There were several moments on Tuesday evening, in the midst of ESPN’s hour-long College Football Playoff rankings show, when the parties involved admitted that they were arguing about ideas that would ultimately prove meaningless. It’s the kind of thing you don’t see very often on a major television network; it felt almost like an existential peek behind the curtain. It’s too early in a season like this one to know what the answers are, but this is the beauty of college football: No other sport embraces its obfuscatory soul with such gusto. No other sport can render Joey Galloway into Jean-Paul Sartre.
In case you missed it, the oligarchic committee that is impossibly tasked with sifting through the subjective chaos of a sport where 11 Football Bowl Subdivision teams were undefeated put Clemson at No. 1 for now. This is a perfectly safe play, given that the Tigers have several quality wins, just as it was a perfectly conservative choice to rank LSU second, Ohio State third and a one-loss Alabama team in fourth. It was safe because if there’s one thing we learned from last year’s exercise in three-card monte, it’s that the standings in early November don’t really mean a damned thing, because many of these teams will knock each other out before the month is complete.
“I know you guys gotta sell advertising, and that type of stuff,” Clemson coach Dabo Swinney said while wearing an orange gingham shirt that appeared to have been salvaged from the tablecloth at his team’s summer picnic. And say what you will about a man who’s really into evangelicalism and self-serve entrails, but he’s totally right: This was a show, and everyone played their role, including playoff committee chairman Jeff Long, who essentially admitted there was little to no difference at this point between the team ranked at No. 4 (Alabama) and the team ranked at No. 10 (Florida).
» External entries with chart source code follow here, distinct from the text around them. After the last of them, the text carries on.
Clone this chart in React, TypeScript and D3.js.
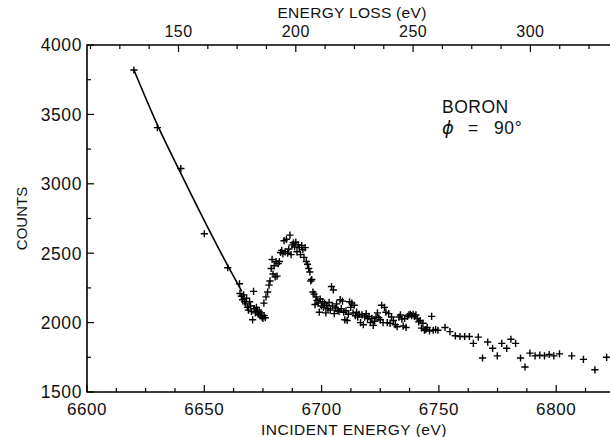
import React from 'react'
import * as d3 from 'd3'

// incident energy (eV) and counts
const energies = [
  6620, 6630, 6640, 6650, 6660,
  6665.0, 6665.2, 6665.8, 6666.3, 6666.8, 6667.2, 6667.6, 6668.0, 6668.4, 6668.8,
  6669.3, 6669.7, 6670.1, 6670.6, 6671.0, 6671.3, 6671.8, 6672.2, 6672.6, 6673.0,
  6673.4, 6673.8, 6674.2, 6674.6, 6675.0, 6675.5, 6676.0,
  6675.4, 6676.3, 6677.0, 6677.6, 6678.0, 6678.5, 6678.9, 6679.3, 6679.8, 6680.2,
  6680.6, 6681.0, 6681.5, 6682.0, 6682.5, 6683.0, 6683.5, 6684.0, 6684.5, 6685.0,
  6685.5, 6686.0, 6686.5, 6687.0, 6687.5, 6688.0, 6688.5, 6689.0, 6689.5, 6690.0,
  6690.5, 6691.0, 6691.5, 6692.0, 6692.5, 6693.0, 6693.5, 6694.0, 6694.5, 6695.0,
  6695.4, 6695.8, 6696.3, 6696.8, 6697.2, 6697.6, 6698.0, 6698.5, 6699.0, 6699.4,
  6699.9, 6700.4, 6700.8, 6701.3, 6701.8, 6702.2, 6702.7, 6703.2, 6703.7, 6704.2,
  6704.6, 6705.0, 6705.4, 6705.9, 6706.4, 6706.9, 6707.4, 6707.9, 6708.4, 6708.9,
  6709.4, 6709.9, 6710.4, 6710.9, 6711.4, 6711.9, 6712.4, 6712.9, 6713.4, 6713.9,
  6714.4, 6714.9, 6715.4, 6716.0, 6716.6, 6717.2, 6717.8, 6718.4, 6719.0, 6719.6,
  6720.2, 6720.8, 6721.4, 6722.0, 6722.6, 6723.2, 6723.8, 6724.4, 6725.0, 6725.6,
  6726.2, 6726.8, 6727.4, 6728.0, 6728.6, 6729.2, 6729.8, 6730.6, 6731.4, 6732.2,
  6733.0, 6733.6, 6734.2, 6734.8, 6735.4, 6736.0, 6736.6, 6737.2, 6737.8, 6738.4,
  6739.0, 6739.6, 6740.2, 6740.8, 6741.4, 6742.0, 6742.6, 6743.2, 6743.8, 6744.4,
  6745.0, 6746.0, 6746.9, 6747.6, 6748.6, 6749.6, 6752.6, 6754.7, 6757.0, 6759.0,
  6761.0, 6763.0, 6764.7, 6766.8, 6768.6, 6770.8, 6772.9, 6774.9, 6776.8, 6778.9,
  6780.7, 6782.7, 6784.8, 6786.7, 6788.8, 6791.0, 6793.0, 6795.0, 6797.0, 6799.0,
  6801.4, 6806.6, 6811.6, 6816.5, 6821.5,
]
const counts = [
  3820, 3405, 3110, 2640, 2395,
  2280, 2210, 2190, 2165, 2200, 2150, 2135, 2175, 2110, 2090,
  2150, 2120, 2080, 2020, 2225, 2100, 2070, 2110, 2090, 2060,
  2080, 2050, 2070, 2040, 2030, 2050, 2035,
  2140, 2185, 2220, 2270, 2300, 2390, 2455, 2350, 2410, 2330,
  2440, 2335, 2425, 2440, 2505, 2520, 2495, 2590, 2510, 2600,
  2500, 2530, 2630, 2490, 2560, 2575, 2545, 2580, 2510, 2560,
  2540, 2490, 2555, 2525, 2470, 2540, 2440, 2420, 2390, 2365,
  2300, 2310, 2220, 2205, 2130, 2185, 2160, 2140, 2075, 2170,
  2120, 2150, 2110, 2140, 2070, 2125, 2100, 2145, 2090, 2260,
  2120, 2235, 2065, 2105, 2135, 2090, 2080, 2165, 2100, 2155,
  2075, 2020, 2085, 2015, 2060, 2150, 2110, 2140, 2070, 2125,
  2050, 2075, 2040, 2060, 2000, 2055, 1985, 2040, 2065, 2030,
  2045, 2000, 2030, 1980, 2010, 2040, 2070, 2035, 2020, 2125,
  2000, 2110, 2075, 2000, 2065, 1995, 2040, 2015, 1985, 1970,
  2040, 2055, 2025, 1975, 2030, 1965, 2045, 2055, 2060, 2050,
  2060, 2045, 2055, 2030, 2005, 2015, 1960, 1995, 1945, 1950,
  1965, 1940, 2045, 1945, 1950, 1945, 1965, 1935, 1905, 1900,
  1900, 1900, 1850, 1895, 1745, 1860, 1815, 1760, 1850, 1815,
  1880, 1850, 1745, 1680, 1780, 1760, 1765, 1760, 1770, 1760,
  1775, 1760, 1735, 1660, 1750,
]

// background fit drawn as a line
const fitEnergies = [6620, 6630, 6640, 6650, 6660, 6666]
const fitCounts = [3820, 3425, 3075, 2735, 2410, 2225]

const yTicks = [1500, 2000, 2500, 3000, 3500, 4000]
const xTicks = [6600, 6650, 6700, 6750, 6800]
const lossTicks = [150, 200, 250, 300]
const lossOffset = 6489

const font = '"Liberation Sans", Arial, sans-serif'

export default function App() {
  const w = 610, h = 437
  const left = 87, top = 45, bottom = 392
  const x = d3.scaleLinear().domain([6600, 6825]).range([left, left + 225 * 2.346])
  const y = d3.scaleLinear().domain([1500, 4000]).range([bottom, top])
  const right = x(6825)

  const line = d3.line<number>()
    .x((d, i) => x(fitEnergies[i]))
    .y(d => y(d))
    .curve(d3.curveMonotoneX)

  const xMinor = d3.range(6600, 6826, 12.5)
  const lossMinor = d3.range(112.5, 340, 12.5)
  const yMinor = d3.range(1500, 4001, 250)

  return (
    <svg width={w} height={h} style={{ position: 'absolute', left: 0, top: 0, background: '#fff' }}
      fontFamily={font}>
      <rect width={w} height={h} fill="#fff" />

      {/* frame */}
      <path d={`M${right},${top}H${left}V${bottom}H${right}`} fill="none" stroke="#000" strokeWidth={1.6} />

      {/* left axis */}
      {yMinor.map(v => (
        <line key={'ym' + v} x1={left} x2={left + (v % 500 === 0 ? 7 : 4)} y1={y(v)} y2={y(v)}
          stroke="#000" strokeWidth={1.2} />
      ))}
      {yTicks.map(v => (
        <text key={'yt' + v} x={left - 5} y={y(v)} dy="0.36em" textAnchor="end" fontSize={17.5}
          letterSpacing={0.6} fill="#111">{v}</text>
      ))}
      <text transform={`translate(22,${(top + bottom) / 2}) rotate(-90)`} textAnchor="middle"
        dy="0.36em" fontSize={15} fill="#111">COUNTS</text>

      {/* bottom axis */}
      {xMinor.map(v => (
        <line key={'xm' + v} x1={x(v)} x2={x(v)} y1={bottom} y2={bottom - (v % 50 === 0 ? 7 : 4)}
          stroke="#000" strokeWidth={1.2} />
      ))}
      {xTicks.map(v => (
        <text key={'xt' + v} x={x(v)} y={415} textAnchor="middle" fontSize={17}
          letterSpacing={0.6} fill="#111">{v}</text>
      ))}
      <text x={354} y={435} textAnchor="middle" fontSize={15.5} letterSpacing={0.5} fill="#111">
        INCIDENT ENERGY (eV)
      </text>

      {/* top axis: energy loss */}
      {lossMinor.map(v => (
        <line key={'lm' + v} x1={x(v + lossOffset)} x2={x(v + lossOffset)} y1={top}
          y2={top + (v % 50 === 0 ? 7 : 4)} stroke="#000" strokeWidth={1.2} />
      ))}
      {lossTicks.map(v => (
        <text key={'lt' + v} x={x(v + lossOffset)} y={37} textAnchor="middle" fontSize={16}
          letterSpacing={0.5} fill="#111">{v}</text>
      ))}
      <text x={352} y={18} textAnchor="middle" fontSize={15.5} letterSpacing={0.3} fill="#111">
        ENERGY LOSS (eV)
      </text>

      {/* fit line */}
      <path d={line(fitCounts) || ''} fill="none" stroke="#000" strokeWidth={1.6} />

      {/* data points */}
      {energies.map((e, i) => {
        const cx = x(e), cy = y(counts[i]), r = 3.6
        return (
          <path key={'p' + i} d={`M${cx - r},${cy}H${cx + r}M${cx},${cy - r}V${cy + r}`}
            stroke="#000" strokeWidth={1.4} />
        )
      })}

      {/* label */}
      <text x={442} y={113} fontSize={17.5} letterSpacing={0.5} fill="#111">BORON</text>
      <text x={442} y={134} fontSize={18} fill="#111" fontFamily='"DejaVu Sans", sans-serif'
        fontStyle="italic">ϕ</text>
      <text x={468} y={134} fontSize={17.5} fill="#111">=</text>
      <text x={494} y={134} fontSize={17.5} letterSpacing={0.6} fill="#111">90°</text>
    </svg>
  )
}
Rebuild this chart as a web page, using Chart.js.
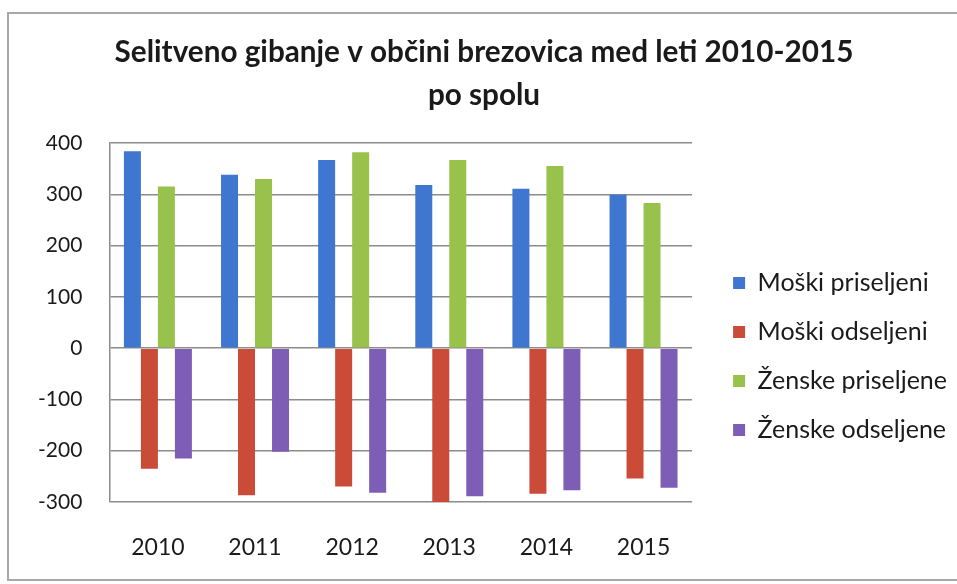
<!DOCTYPE html>
<html>
<head>
<meta charset="utf-8">
<script src="https://cdn.jsdelivr.net/npm/chart.js@4.4.0/dist/chart.umd.min.js"></script>
<style>
    html, body { margin: 0; padding: 0; background: #fff; }
    #wrap { position: relative; width: 957px; height: 584px; }
    #frame {
        position: absolute; left: 7px; top: 12px; width: 950px; height: 569px;
        border: 2px solid #a8a8a8; border-right: none; box-sizing: border-box;
        pointer-events: none;
    }
    canvas { position: absolute; left: 0; top: 0; }
</style>
</head>
<body>
<div id="wrap">
    <canvas id="migrationChart" width="957" height="584"></canvas>
    <div id="frame"></div>
</div>
<script>
// Data
const years = ['2010', '2011', '2012', '2013', '2014', '2015'];
const moskiPriseljeni = [384, 338, 367, 318, 311, 299];
const moskiOdseljeni = [-235, -287, -270, -303, -284, -254];
const zenskePriseljene = [315, 330, 382, 367, 355, 283];
const zenskeOdseljene = [-215, -202, -282, -289, -277, -272];
const titleLines = ['Selitveno gibanje v občini brezovica med leti 2010-2015', 'po spolu'];

const fontFamily = 'Lato, "Open Sans", sans-serif';
const textColor = '#1a1a1a';
const gridColor = '#8c8c8c';

const ctx = document.getElementById('migrationChart');
new Chart(ctx, {
    type: 'bar',
    data: {
        labels: years,
        datasets: [
            { label: 'Moški priseljeni', data: moskiPriseljeni, backgroundColor: '#3f77d0' },
            { label: 'Moški odseljeni', data: moskiOdseljeni, backgroundColor: '#c94b38' },
            { label: 'Ženske priseljene', data: zenskePriseljene, backgroundColor: '#98c24c' },
            { label: 'Ženske odseljene', data: zenskeOdseljene, backgroundColor: '#7d5db5' }
        ]
    },
    options: {
        responsive: false,
        animation: false,
        layout: {
            padding: { left: 11, right: 0, top: 0, bottom: 0 }
        },
        datasets: {
            bar: { categoryPercentage: 0.7, barPercentage: 1.0 }
        },
        plugins: {
            title: {
                display: true,
                text: titleLines,
                color: textColor,
                font: { family: fontFamily, size: 29.7, weight: 'bold', lineHeight: 1.448 },
                padding: { top: 30.5, bottom: 26.5 }
            },
            legend: {
                position: 'right',
                maxWidth: 248,
                // empty title only pushes the items down
                title: {
                    display: true,
                    text: '',
                    font: { family: fontFamily, size: 10, lineHeight: 1 },
                    padding: { top: 119, bottom: 0 }
                },
                labels: {
                    color: textColor,
                    font: { family: fontFamily, size: 25 },
                    boxWidth: 12,
                    boxHeight: 12,
                    padding: 24
                }
            },
            tooltip: { enabled: false }
        },
        scales: {
            y: {
                min: -300,
                max: 400,
                ticks: {
                    stepSize: 100,
                    color: textColor,
                    font: { family: fontFamily, size: 21 },
                    padding: 27
                },
                grid: {
                    color: gridColor,
                    lineWidth: 1.5,
                    drawTicks: false
                },
                border: { display: true, color: gridColor, width: 1.5 }
            },
            x: {
                ticks: {
                    color: textColor,
                    font: { family: fontFamily, size: 23 },
                    padding: 32
                },
                grid: { display: false, drawTicks: false },
                border: { display: false },
                afterFit: (scale) => { scale.height = 82; }
            },
            // empty axis, keeps a gap between plot and legend
            spacer: {
                type: 'linear',
                position: 'right',
                display: true,
                grid: { display: false, drawTicks: false },
                border: { display: false },
                ticks: { display: false },
                afterFit: (scale) => { scale.width = 17; }
            }
        }
    }
});
</script>
</body>
</html>
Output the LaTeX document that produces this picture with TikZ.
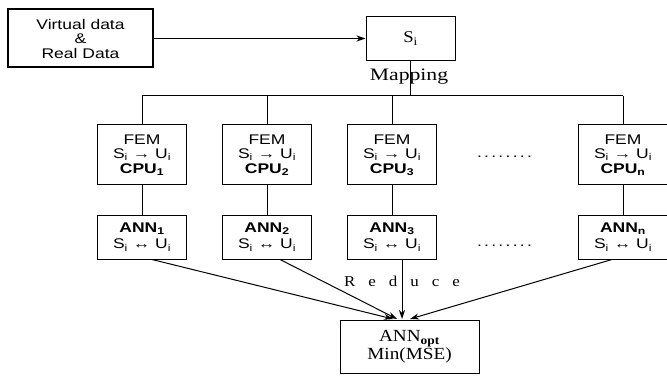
\documentclass[tikz,border=0pt]{standalone}
\usepackage{fontspec}
\setmainfont{Liberation Serif}[FakeStretch=1.13]
\setsansfont{Liberation Sans}[FakeStretch=1.25]
\newfontfamily\mapfont{Liberation Serif}[FakeStretch=1.24]
\usetikzlibrary{arrows.meta,calc}
\newcommand{\dotrow}{.\kern2.3pt.\kern2.3pt.\kern2.3pt.\kern2.3pt.\kern2.3pt.\kern2.3pt.\kern2.3pt.}
\begin{document}
\begin{tikzpicture}[x=1pt,y=-1pt,
  box/.style={draw,line width=1pt,align=center,font=\sffamily\fontsize{14}{14.5}\selectfont,inner sep=0pt},
  fembox/.style={box,minimum width=89pt,minimum height=60pt},
  annbox/.style={box,minimum width=89pt,minimum height=44pt,font=\sffamily\fontsize{14}{16.5}\selectfont},
  wire/.style={line width=1pt},
  arr/.style={line width=1pt,-{Stealth[length=9pt,width=6pt]}},
  dots/.style={font=\sffamily\fontsize{14}{14.5}\selectfont},
  serif/.style={font=\fontsize{16.5}{18}\selectfont},
  ]
\useasboundingbox (0,0) rectangle (667,377);
\clip (0,0) rectangle (667,377);

\node[box,line width=2pt,minimum width=145pt,minimum height=58pt] (vd) at (80.5,38.5) {Virtual data\\\&\\Real Data};
\node[draw,line width=1pt,minimum width=89pt,minimum height=44pt,serif] (si) at (410.5,38.5) {S\textsubscript{i}};
\draw[arr] (vd.east) -- (si.west);

\node[font=\mapfont\fontsize{17.5}{18}\selectfont] (map) at (409,77) {Mapping};
\coordinate (bus) at (410.5,96);
\draw[wire] (si.south) -- (bus);

\node[fembox] (fem1) at (142,155) {FEM\\S\textsubscript{i} → U\textsubscript{i}\\\textbf{CPU\textsubscript{1}}};
\node[fembox] (fem2) at (267,155) {FEM\\S\textsubscript{i} → U\textsubscript{i}\\\textbf{CPU\textsubscript{2}}};
\node[fembox] (fem3) at (392,155) {FEM\\S\textsubscript{i} → U\textsubscript{i}\\\textbf{CPU\textsubscript{3}}};
\node[fembox] (femn) at (623,155) {FEM\\S\textsubscript{i} → U\textsubscript{i}\\\textbf{CPU\textsubscript{n}}};

\draw[wire] (fem1.north |- bus) -- (femn.north |- bus);
\foreach \n in {fem1,fem2,fem3,femn} \draw[wire] (\n.north |- bus) -- (\n.north);

\node[annbox] (ann1) at (142,237) {\textbf{ANN\textsubscript{1}}\\S\textsubscript{i} ↔ U\textsubscript{i}};
\node[annbox] (ann2) at (267,237) {\textbf{ANN\textsubscript{2}}\\S\textsubscript{i} ↔ U\textsubscript{i}};
\node[annbox] (ann3) at (392,237) {\textbf{ANN\textsubscript{3}}\\S\textsubscript{i} ↔ U\textsubscript{i}};
\node[annbox] (annn) at (623,237) {\textbf{ANN\textsubscript{n}}\\S\textsubscript{i} ↔ U\textsubscript{i}};

\draw[wire] (fem1) -- (ann1);
\draw[wire] (fem2) -- (ann2);
\draw[wire] (fem3) -- (ann3);
\draw[wire] (femn) -- (annn);

\node[dots] (d1) at (504.5,157) {\dotrow};
\node[dots] (d2) at (504.5,246) {\dotrow};

\node[draw,line width=1pt,minimum width=139pt,anchor=north,align=center,inner ysep=10pt,font=\fontsize{17}{18}\selectfont] (opt) at (409.5,320) {ANN\textsubscript{\textbf{opt}}\\Min(MSE)};

\node[font=\fontsize{15}{18}\selectfont] (red) at (402,281) {R\hspace{13pt}e\hspace{13pt}d\hspace{13pt}u\hspace{13pt}c\hspace{13pt}e};

\coordinate (t1) at (393,319);
\coordinate (t2) at (397,319);
\coordinate (t3) at (402,319);
\coordinate (t4) at (410,319);
\draw[arr] ($(ann1.south)+(10,0)$) -- (t1);
\draw[arr] ($(ann2.south)+(13,0)$) -- (t2);
\draw[arr] ($(ann3.south)+(10,0)$) -- (t3);
\draw[arr] ($(annn.south)+(-11,0)$) -- (t4);
\end{tikzpicture}
\end{document}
And so what the committee appeared to do, given this dearth of information, was pile the teams with the best wins and strength of schedule on top. This largely penalized the Big 12’s three undefeated teams – Baylor, TCU and Oklahoma State – who wound up at Nos. 6, 8, and 14, respectively, yet suffer from strength of schedule issues and the overarching perception that their entire conference would allow 600 yards in passing to a Pop Warner squad. It’s an understandable strategy, except as is the case with everything else the committee does, it was utterly inconsistent and riddled with logical loopholes. If you’re going by that rationale, how do you justify Ohio State (No. 46 in strength of schedule) being ranked ahead of Notre Dame (No. 5 in strength of schedule, with the Irish’s lone loss to the Clemson team ranked at No. 1)? Are we presuming, given the place of Ohio State and Alabama in the top four, that the resumes of previous seasons somehow matter? And wasn’t the point of the playoff committee to eliminate historical biases like that one?
Much of this inexplicable logic at the top will sort itself out eventually. But much more concerning is the stuff that may not sort itself out. I am speaking, most prominently, of the undefeated team ranked at No. 13. That would be Memphis, who beat Ole Miss out of the Southeastern Conference by two touchdowns, and whose strength of schedule (No. 53) is equivalent of Iowa and Baylor. And yet Iowa was ranked ninth and Baylor was ranked sixth. In addition, two other undefeated teams from outside the Power Five conferences, Houston and Toledo, were thrown in at 24th and 25th, respectively, as if they were being endowed with last-second participatory ribbons. Hours later, Toledo would be upset by Northern Illinois, thereby forfeiting said ribbon.
Now, maybe if Memphis wins road games against Houston and a very good Temple team back to back, and maybe if serious absurdity ensues in the major-conference ranks, the Tigers could make the leap into the top four. But once again, I doubt it; once again, that felt to me like another part of the show. Once again, it seemed like the committee had chosen to place its judgment in scheduling criteria that may prove impossible for a team like Memphis to overcome. Once again, the committee was weighting itself in favor of the powerful.
But hell, I suppose that’s why oligarchies exist, and I suppose that’s yet another reason why college football is the most American of sports: Because it knows how to ply the masses with reality television. Because it never fails to deliver a fascinating brand of nonsense.